**** DATA BLOCK

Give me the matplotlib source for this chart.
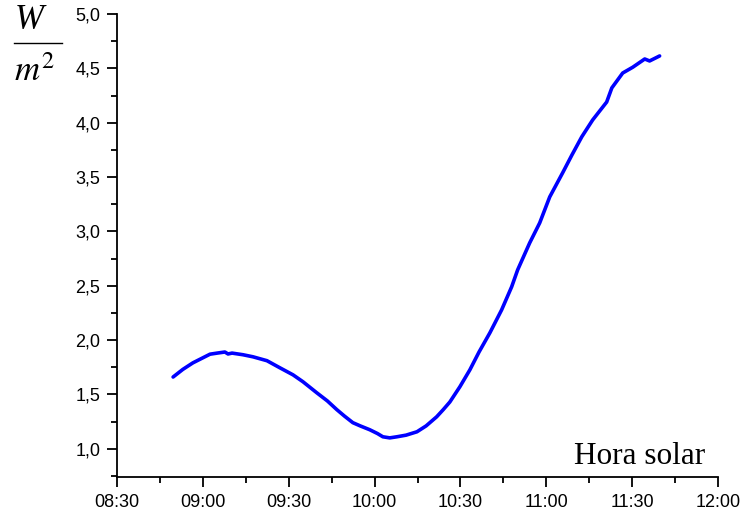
import matplotlib
matplotlib.use("Agg")
import matplotlib.pyplot as plt
from matplotlib.lines import Line2D
from matplotlib.ticker import FuncFormatter, MultipleLocator

# time in minutes since midnight, irradiance in W/m2 (as labelled)
minutes = [529.6, 533, 536.5, 539.5, 542.5, 545, 547.7, 548.8, 550.2, 554, 557.5, 562.4,
           566.9, 571.5, 575, 579.8, 583.5, 586.8, 589.5, 592.4, 595, 598.3, 601, 602.9,
           605.3, 607.8, 611, 614.8, 618, 621.7, 624, 626.3, 629.8, 633.3, 636.5, 640.3,
           644.4, 647.9, 650, 654.2, 657.7, 661.2, 665.7, 668.9, 672.4, 676.2, 681.1,
           682.9, 686.7, 690.2, 694.4, 696.1, 699.6]
values = [1.66, 1.73, 1.79, 1.83, 1.87, 1.88, 1.89, 1.872, 1.88, 1.865, 1.846, 1.81,
          1.745, 1.68, 1.616, 1.515, 1.44, 1.36, 1.30, 1.24, 1.21, 1.175, 1.14, 1.11,
          1.10, 1.11, 1.125, 1.156, 1.21, 1.294, 1.36, 1.43, 1.57, 1.726, 1.89, 2.067,
          2.278, 2.49, 2.646, 2.894, 3.078, 3.317, 3.538, 3.70, 3.87, 4.025, 4.19,
          4.32, 4.457, 4.51, 4.586, 4.568, 4.614]

x_range = (510, 720)
y_range = (0.74, 5.0)

fig = plt.figure(figsize=(7.49, 5.17), dpi=100)
ax = fig.add_axes([117 / 749, 1 - 477 / 517, (718 - 117) / 749, (477 - 14) / 517])

ax.plot(minutes, values, color="#0000FF", linewidth=2.6, solid_joinstyle="round",
        solid_capstyle="round")

ax.set_xlim(*x_range)
ax.set_ylim(*y_range)

ax.spines["top"].set_visible(False)
ax.spines["right"].set_visible(False)
for side in ("left", "bottom"):
    ax.spines[side].set_linewidth(1.3)

ax.xaxis.set_major_locator(MultipleLocator(30))
ax.xaxis.set_minor_locator(MultipleLocator(15))
ax.yaxis.set_major_locator(MultipleLocator(0.5))
ax.yaxis.set_minor_locator(MultipleLocator(0.25))
ax.xaxis.set_major_formatter(FuncFormatter(lambda v, _: f"{int(v) // 60:02d}:{int(v) % 60:02d}"))
ax.yaxis.set_major_formatter(FuncFormatter(lambda v, _: f"{v:.1f}".replace(".", ",")))

ax.tick_params(which="major", length=7, width=1.3, direction="out", pad=5)
ax.tick_params(which="minor", length=4, width=1.3, direction="out")
for label in ax.get_xticklabels() + ax.get_yticklabels():
    label.set_fontfamily("Liberation Sans")
    label.set_fontsize(13)

fig.text(705 / 749, 1 - 464 / 517, "Hora solar", family="Liberation Serif",
         fontsize=22.5, ha="right", va="baseline")

# unit label: W over m^2
fig.text(29 / 749, 1 - 29 / 517, "W", family="Liberation Serif", style="italic",
         fontsize=25, ha="center", va="baseline")
fig.add_artist(Line2D([14 / 749, 62 / 749], [1 - 43 / 517, 1 - 43 / 517],
                      color="black", linewidth=1.0))
fig.text(34 / 749, 1 - 81 / 517, "$\\mathit{m}^{2}$", fontsize=25, ha="center",
         va="baseline", math_fontfamily="stix")

fig.savefig("out.png", dpi=100)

********

Starting at the first line of the material, output exactly the lines up to and including the one with "ax.spines[side].set_linewidth(1.3)". Do not include the pictures.

Give me the matplotlib source for this chart.
import matplotlib
matplotlib.use("Agg")
import matplotlib.pyplot as plt
from matplotlib.lines import Line2D
from matplotlib.ticker import FuncFormatter, MultipleLocator

# time in minutes since midnight, irradiance in W/m2 (as labelled)
minutes = [529.6, 533, 536.5, 539.5, 542.5, 545, 547.7, 548.8, 550.2, 554, 557.5, 562.4,
           566.9, 571.5, 575, 579.8, 583.5, 586.8, 589.5, 592.4, 595, 598.3, 601, 602.9,
           605.3, 607.8, 611, 614.8, 618, 621.7, 624, 626.3, 629.8, 633.3, 636.5, 640.3,
           644.4, 647.9, 650, 654.2, 657.7, 661.2, 665.7, 668.9, 672.4, 676.2, 681.1,
           682.9, 686.7, 690.2, 694.4, 696.1, 699.6]
values = [1.66, 1.73, 1.79, 1.83, 1.87, 1.88, 1.89, 1.872, 1.88, 1.865, 1.846, 1.81,
          1.745, 1.68, 1.616, 1.515, 1.44, 1.36, 1.30, 1.24, 1.21, 1.175, 1.14, 1.11,
          1.10, 1.11, 1.125, 1.156, 1.21, 1.294, 1.36, 1.43, 1.57, 1.726, 1.89, 2.067,
          2.278, 2.49, 2.646, 2.894, 3.078, 3.317, 3.538, 3.70, 3.87, 4.025, 4.19,
          4.32, 4.457, 4.51, 4.586, 4.568, 4.614]

x_range = (510, 720)
y_range = (0.74, 5.0)

fig = plt.figure(figsize=(7.49, 5.17), dpi=100)
ax = fig.add_axes([117 / 749, 1 - 477 / 517, (718 - 117) / 749, (477 - 14) / 517])

ax.plot(minutes, values, color="#0000FF", linewidth=2.6, solid_joinstyle="round",
        solid_capstyle="round")

ax.set_xlim(*x_range)
ax.set_ylim(*y_range)

ax.spines["top"].set_visible(False)
ax.spines["right"].set_visible(False)
for side in ("left", "bottom"):
    ax.spines[side].set_linewidth(1.3)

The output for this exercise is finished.